Maxwell would sign for United in 1995 and play alongside both Bowman and Malpas under Tommy McLean for two seasons.
And Malpas was sure to remind the keeper of the incident.
“We kid him on that he was never injured and it was just because he had a disaster for our last goal,” he said.
“In that time, it was a case of you just get your head down and get on with it.
“I think there was only two subs then and there definitely wasn’t one that was a goalkeeper.
“Maxy had a couple of paracetamol and was told to get up and get on with it.
“That’s what he did.”
Intimidate the opposition
For all they have admiration for the way Maxwell carried on and helped his side to cup glory, both Bowman and Malpas believe that kind of physicality wouldn’t slide in today’s game.
No matter how much they’d love to see it.

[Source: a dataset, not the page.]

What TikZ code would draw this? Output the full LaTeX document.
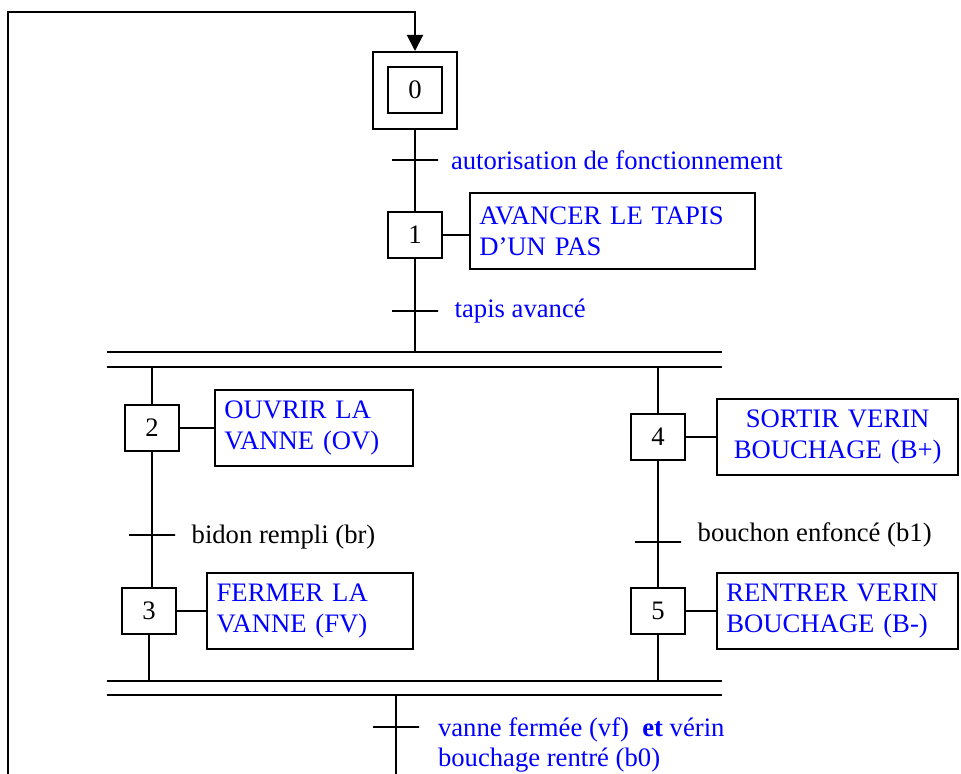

“Collisions like that now and there’d be players rolling around for about a week – no chance of them getting up and playing,” Malpas joked.
“That’s just how it is. Life’s changed as well.
“Guys like Bow and Jim (McInally)that was a massive part of their game and me, as a defender, a massive part of my game was intimidating the opposition.
“Whether that’s kicking them or whatever but, nowadays that’s taken completely out of the game, whether that’s for the better of the game I don’t know.
“I don’t think we get any more goals or excitement because of it.”
Bowman added: “You’d have the sub goalie on and they’d be rolling about the goalmouth for 20 minutes like squealing nowadays.
“It’s a bit different.”
‘What they didn’t know about football wasn’t worthwhile knowing, to be honest’
When all was said and done, the Family Final ended with Jim and Tommy McLean still brothers in arms. No doubt they were all too aware of the legacy they were building in our game.
Five months on from his death, ‘wee Jim’ is remembered as one of the greats and Tommy, long-since retired, will be forever an icon of Scottish football.
All the stories surrounding that crazy 120 minutes 30 years ago aside, that’s simply all there is to it for Malpas.
“Two football guys through and through,” he said of his former bosses.
“What they didn’t know about football wasn’t worthwhile knowing, to be honest.
“They had their silly streaks, their crazy streaks, major crazy streaks and a wicked temper but underneath all that they were footballing people.”